— Begin Extracted material —
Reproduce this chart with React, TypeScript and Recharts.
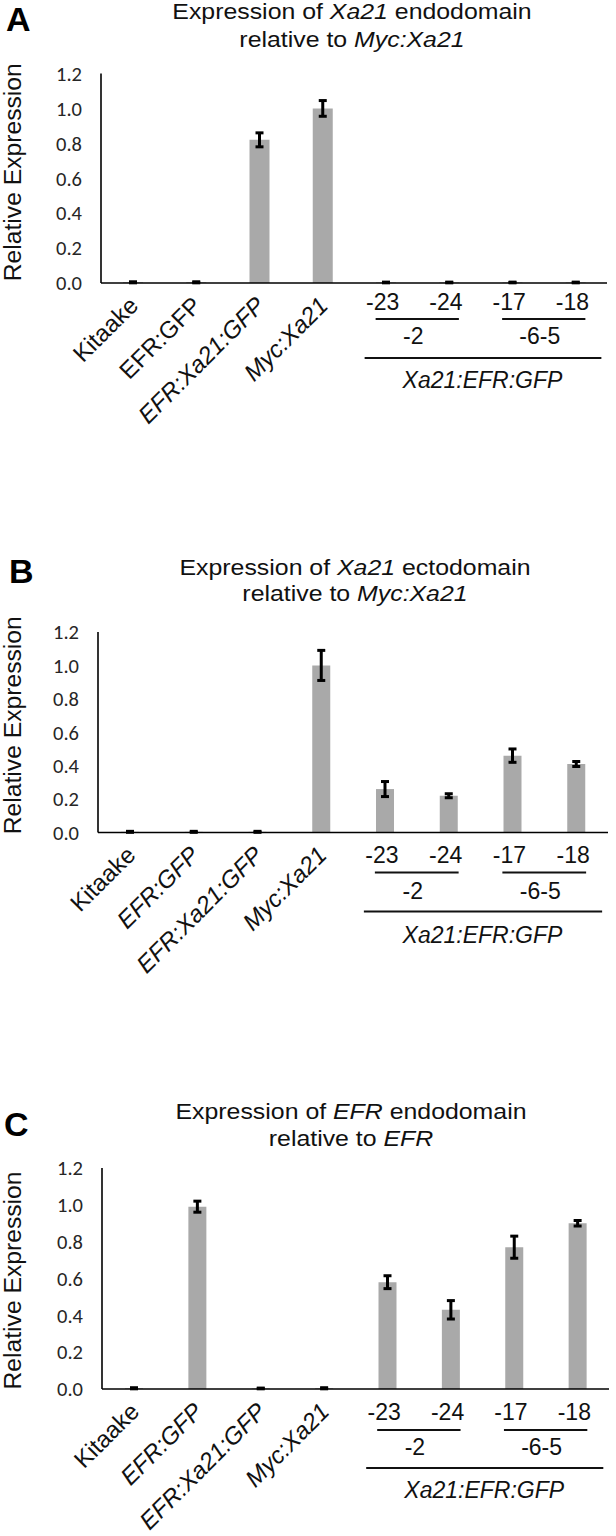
import React from "react";
import { BarChart, Bar, XAxis, YAxis, ErrorBar } from "recharts";

const SANS = "'Liberation Sans', Arial, Helvetica, sans-serif";
const TICK_FONT = "Carlito, Lato, 'Liberation Sans', sans-serif";

const categories = ["Kitaake", "EFR:GFP", "EFR:Xa21:GFP", "Myc:Xa21", "-23", "-24", "-17", "-18"];
const yTicks = [0, 0.2, 0.4, 0.6, 0.8, 1.0, 1.2];
const lineGroups = [
  { label: "-2", first: 4 },
  { label: "-6-5", first: 6 },
];
const constructLabel = "Xa21:EFR:GFP";

// A: Xa21 endodomain
const xa21Endo = [0.004, 0.004, 0.82, 1.0, 0.003, 0.003, 0.003, 0.003];
const xa21EndoErr = [0.003, 0.003, 0.04, 0.045, 0.002, 0.002, 0.002, 0.002];
const xa21EndoItalic = [false, false, true, true];

// B: Xa21 ectodomain
const xa21Ecto = [0.004, 0.004, 0.004, 1.0, 0.26, 0.22, 0.46, 0.41];
const xa21EctoErr = [0.003, 0.003, 0.003, 0.09, 0.045, 0.012, 0.04, 0.015];
const xa21EctoItalic = [false, true, true, true];

// C: EFR endodomain
const efrEndo = [0.004, 0.99, 0.003, 0.004, 0.58, 0.43, 0.77, 0.9];
const efrEndoErr = [0.003, 0.03, 0.002, 0.003, 0.035, 0.05, 0.06, 0.015];
const efrEndoItalic = [false, true, true, true];

type Panel = {
  letter: string;
  values: number[];
  errors: number[];
  italic: boolean[];
  title: [React.ReactNode, React.ReactNode];
  chartTop: number;
  chartHeight: number;
  plotTop: number;
  zero: number;
  axisX: number;
  right: number;
  barSize: number;
  titleX: number;
  titleTop: number;
  titleLH: number;
  letterTop: number;
  letterLeft: number;
  yLabelShift: number;
  numDy: number;
  ul1Dy: number;
  grpDy: number;
  ul2Dy: number;
  bigDy: number;
};

const panels: Panel[] = [
  {
    letter: "A",
    values: xa21Endo,
    errors: xa21EndoErr,
    italic: xa21EndoItalic,
    title: [
      <>Expression of <i>Xa21</i> endodomain</>,
      <>relative to <i>Myc:Xa21</i></>,
    ],
    chartTop: 0, chartHeight: 460, plotTop: 73.5, zero: 283, axisX: 101, right: 607, barSize: 20,
    titleX: 352, titleTop: -2.5, titleLH: 28, letterTop: 2, letterLeft: 6, yLabelShift: -6,
    numDy: 18.5, ul1Dy: 36, grpDy: 53, ul2Dy: 75, bigDy: 97,
  },
  {
    letter: "B",
    values: xa21Ecto,
    errors: xa21EctoErr,
    italic: xa21EctoItalic,
    title: [
      <>Expression of <i>Xa21</i> ectodomain</>,
      <>relative to <i>Myc:Xa21</i></>,
    ],
    chartTop: 520, chartHeight: 480, plotTop: 632, zero: 832.5, axisX: 98, right: 608, barSize: 18,
    titleX: 355, titleTop: 554.5, titleLH: 26, letterTop: 554, letterLeft: 9, yLabelShift: -7,
    numDy: 22, ul1Dy: 40, grpDy: 58, ul2Dy: 79, bigDy: 102,
  },
  {
    letter: "C",
    values: efrEndo,
    errors: efrEndoErr,
    italic: efrEndoItalic,
    title: [
      <>Expression of <i>EFR</i> endodomain</>,
      <>relative to <i>EFR</i></>,
    ],
    chartTop: 1060, chartHeight: 476, plotTop: 1168, zero: 1389, axisX: 102, right: 609, barSize: 18,
    titleX: 351, titleTop: 1097.5, titleLH: 27.5, letterTop: 1107, letterLeft: 4, yLabelShift: 2,
    numDy: 22.5, ul1Dy: 41, grpDy: 58, ul2Dy: 79, bigDy: 101,
  },
];

const makeTick = (p: Panel) => (props: any) => {
  const { x, y, index, payload } = props;
  const band = (p.right - p.axisX) / categories.length;
  if (index < 4) {
    return (
      <g transform={`translate(${x + 7},${y + 24}) rotate(-45)`}>
        <text
          textAnchor="end"
          fontSize={24}
          fontFamily={SANS}
          fontStyle={p.italic[index] ? "italic" : "normal"}
          fill="#111"
        >
          {payload.value}
        </text>
      </g>
    );
  }
  const group = lineGroups.find((g) => g.first === index);
  return (
    <g>
      <text x={x - 3} y={y + p.numDy} dy="0.36em" textAnchor="middle" fontSize={23} fontFamily={SANS} fill="#111">
        {payload.value}
      </text>
      {group && (
        <>
          <line x1={x - 10} x2={x + band + 10} y1={y + p.ul1Dy} y2={y + p.ul1Dy} stroke="#111" strokeWidth={1.8} />
          <text x={x + band / 2 - 4} y={y + p.grpDy} dy="0.36em" textAnchor="middle" fontSize={23} fontFamily={SANS} fill="#111">
            {group.label}
          </text>
        </>
      )}
      {index === 4 && (
        <>
          <line x1={x - 21} x2={x + 3 * band + 26} y1={y + p.ul2Dy} y2={y + p.ul2Dy} stroke="#111" strokeWidth={1.8} />
          <text x={x + 1.5 * band + 2} y={y + p.bigDy} dy="0.36em" textAnchor="middle" fontSize={23} fontFamily={SANS} fontStyle="italic" fill="#111">
            {constructLabel}
          </text>
        </>
      )}
    </g>
  );
};

function ExpressionPanel({ p }: { p: Panel }) {
  const rows = categories.map((name, i) => ({ name, value: p.values[i], err: p.errors[i] }));
  const plotHeight = p.zero - p.plotTop;
  return (
    <>
      <div
        style={{
          position: "absolute", left: p.letterLeft, top: p.letterTop,
          fontFamily: SANS, fontWeight: 700, fontSize: 34, lineHeight: "34px", color: "#000",
        }}
      >
        {p.letter}
      </div>
      <div
        style={{
          position: "absolute", left: p.titleX - 250, width: 500, top: p.titleTop, textAlign: "center",
          fontFamily: SANS, fontSize: 22, lineHeight: `${p.titleLH}px`, color: "#111",
          transform: "scaleX(1.13)", transformOrigin: "50% 50%", whiteSpace: "nowrap",
        }}
      >
        <div>{p.title[0]}</div>
        <div>{p.title[1]}</div>
      </div>
      <div style={{ position: "absolute", left: 0, top: p.chartTop }}>
        <BarChart
          width={616}
          height={p.chartHeight}
          data={rows}
          margin={{ top: p.plotTop - p.chartTop, right: 616 - p.right, left: p.axisX - 60, bottom: 0 }}
        >
          <XAxis
            dataKey="name"
            interval={0}
            axisLine={{ stroke: "#000", strokeWidth: 1.6 }}
            tickLine={false}
            tickSize={0}
            tickMargin={0}
            height={p.chartHeight - (p.zero - p.chartTop)}
            tick={makeTick(p)}
          />
          <YAxis
            type="number"
            width={60}
            domain={[0, 1.2]}
            ticks={yTicks}
            interval={0}
            tickFormatter={(v: number) => v.toFixed(1)}
            axisLine={{ stroke: "#000", strokeWidth: 1.6 }}
            tickLine={false}
            tickSize={0}
            tickMargin={19}
            tick={{ fontSize: 20.5, fill: "#262626", fontFamily: TICK_FONT }}
            label={{
              content: (lp: any) => {
                const vb = lp.viewBox || { y: p.plotTop - p.chartTop, height: plotHeight };
                const cy = vb.y + vb.height / 2 + p.yLabelShift;
                return (
                  <g transform={`translate(21,${cy}) rotate(-90)`}>
                    <text textAnchor="middle" fontSize={23} fontFamily={SANS} fill="#111" textLength={218} lengthAdjust="spacingAndGlyphs">
                      Relative Expression
                    </text>
                  </g>
                );
              },
            }}
          />
          <Bar dataKey="value" fill="#a9a9a9" barSize={p.barSize} isAnimationActive={false}>
            <ErrorBar dataKey="err" width={4} strokeWidth={3} stroke="#000" direction="y" isAnimationActive={false} />
          </Bar>
        </BarChart>
      </div>
    </>
  );
}

export default function App() {
  return (
    <div style={{ position: "absolute", left: 0, top: 0, width: 616, height: 1536, background: "#fff", overflow: "hidden" }}>
      {panels.map((p) => (
        <ExpressionPanel key={p.letter} p={p} />
      ))}
    </div>
  );
}
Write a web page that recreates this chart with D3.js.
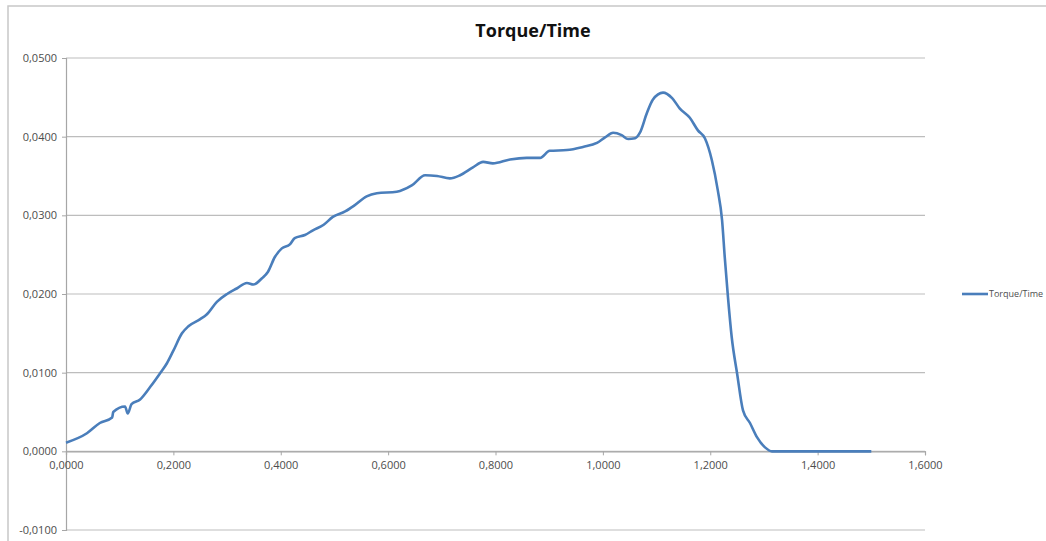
<!DOCTYPE html>
<html>
<head>
<meta charset="utf-8">
<script src="https://cdn.jsdelivr.net/npm/d3@7"></script>
<style>
  body { margin: 0; background: #fff; }
  svg { display: block; }
  .tick-label { font-family: "Open Sans", sans-serif; font-size: 11px; }
  .chart-title { font-family: "Open Sans", sans-serif; font-size: 18px; font-weight: bold; }
  .legend-label { font-family: "Open Sans", sans-serif; font-size: 9px; }
</style>
</head>
<body>
<div id="chart"></div>
<script>
// Time (s)
var timeValues = [0, 0.039, 0.063, 0.086, 0.088, 0.110, 0.115, 0.122, 0.138, 0.157,
  0.175, 0.188, 0.200, 0.216, 0.228, 0.250, 0.262, 0.281, 0.300, 0.318,
  0.337, 0.349, 0.365, 0.376, 0.389, 0.402, 0.417, 0.426, 0.445, 0.460,
  0.480, 0.497, 0.520, 0.538, 0.560, 0.579, 0.616, 0.644, 0.669, 0.691,
  0.715, 0.734, 0.758, 0.777, 0.795, 0.827, 0.858, 0.883, 0.901, 0.933,
  0.963, 0.989, 1.004, 1.019, 1.035, 1.047, 1.060, 1.069, 1.082, 1.093,
  1.112, 1.129, 1.143, 1.162, 1.177, 1.190, 1.203, 1.214, 1.222, 1.227,
  1.233, 1.240, 1.250, 1.261, 1.274, 1.287, 1.302, 1.315, 1.400, 1.500];

// Torque values matching each time
var torqueValues = [0.0011, 0.0023, 0.0036, 0.0043, 0.0050, 0.0057, 0.0048, 0.0060, 0.0066, 0.0082,
  0.0099, 0.0112, 0.0128, 0.0150, 0.0159, 0.0168, 0.0174, 0.0190, 0.0200, 0.0207,
  0.0214, 0.0212, 0.0220, 0.0228, 0.0247, 0.0258, 0.0263, 0.0271, 0.0275, 0.0281,
  0.0288, 0.0298, 0.0305, 0.0313, 0.0324, 0.0328, 0.0330, 0.0338, 0.0351, 0.0350,
  0.0347, 0.0351, 0.0361, 0.0368, 0.0366, 0.0371, 0.0373, 0.0373, 0.0382, 0.0383,
  0.0387, 0.0392, 0.0399, 0.0405, 0.0402, 0.0397, 0.0398, 0.0405, 0.0430, 0.0447,
  0.0456, 0.0449, 0.0436, 0.0424, 0.0408, 0.0398, 0.0370, 0.0332, 0.0294, 0.0247,
  0.0196, 0.0145, 0.0099, 0.0052, 0.0036, 0.0018, 0.0005, 0.0000, 0.0000, 0.0000];

// Axis ticks
var xTicks = [0, 0.2, 0.4, 0.6, 0.8, 1.0, 1.2, 1.4, 1.6];
var yTicks = [-0.01, 0, 0.01, 0.02, 0.03, 0.04, 0.05];

var seriesName = "Torque/Time";

var width = 1046, height = 541;

// Excel style number: 4 decimals, comma separator, plain hyphen
function fmt(v) {
  var s = Math.abs(v).toFixed(4).replace(".", ",");
  return (v < 0 ? "-" : "") + s;
}

var svg = d3.select("#chart")
  .append("svg")
  .attr("width", width)
  .attr("height", height);

// Outer chart frame (only top and left edges are visible)
svg.append("path")
  .attr("d", "M8," + height + "V6H" + width)
  .attr("fill", "none")
  .attr("stroke", "#c8c8c8")
  .attr("stroke-width", 1.5);

var x = d3.scaleLinear().domain([0, 1.6]).range([66, 925]);
var y = d3.scaleLinear().domain([-0.01, 0.05]).range([530, 58]);

// Horizontal gridlines
svg.append("g")
  .selectAll("line")
  .data(yTicks)
  .enter()
  .append("line")
  .attr("x1", x(0))
  .attr("x2", x(1.6))
  .attr("y1", function(d) { return y(d); })
  .attr("y2", function(d) { return y(d); })
  .attr("stroke", "#bdbdbd")
  .attr("stroke-width", 1.2);

// Y axis
var yAxis = svg.append("g")
  .attr("transform", "translate(" + x(0) + ",0)")
  .call(d3.axisLeft(y).tickValues(yTicks).tickSize(4).tickFormat(fmt));

// X axis sits on zero
var xAxis = svg.append("g")
  .attr("transform", "translate(0," + y(0) + ")")
  .call(d3.axisBottom(x).tickValues(xTicks).tickSize(4).tickFormat(fmt));

[xAxis, yAxis].forEach(function(ax) {
  ax.select(".domain").attr("stroke", "#a6a6a6").attr("stroke-width", 1.2);
  ax.selectAll(".tick line").attr("stroke", "#a6a6a6");
  ax.selectAll(".tick text")
    .attr("class", "tick-label")
    .attr("font-family", null)
    .attr("font-size", null)
    .attr("fill", "#4d4d4d");
});
yAxis.attr("font-family", null).attr("font-size", null);
xAxis.attr("font-family", null).attr("font-size", null);
yAxis.selectAll(".tick text").attr("x", -9);
xAxis.selectAll(".tick text").attr("y", 10);

// The curve
var line = d3.line()
  .x(function(d, i) { return x(timeValues[i]); })
  .y(function(d) { return y(d); })
  .curve(d3.curveMonotoneX);

svg.append("path")
  .datum(torqueValues)
  .attr("d", line)
  .attr("fill", "none")
  .attr("stroke", "#4a7ebb")
  .attr("stroke-width", 2.6)
  .attr("stroke-linejoin", "round");

// Title
svg.append("text")
  .attr("class", "chart-title")
  .attr("x", 533)
  .attr("y", 37)
  .attr("text-anchor", "middle")
  .attr("fill", "#111")
  .text(seriesName);

// Legend
var legend = svg.append("g").attr("transform", "translate(962,294)");
legend.append("line")
  .attr("x1", 0).attr("x2", 26)
  .attr("stroke", "#4a7ebb")
  .attr("stroke-width", 2.6);
legend.append("text")
  .attr("class", "legend-label")
  .attr("x", 27)
  .attr("y", 3)
  .attr("fill", "#4d4d4d")
  .text(seriesName);
</script>
</body>
</html>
— End Extracted material —
■ Exercise objective ■
Copy each line from the data above that includes "this".

■ Exercise solution ■
Reproduce this chart with React, TypeScript and Recharts.
Write a web page that recreates this chart with D3.js.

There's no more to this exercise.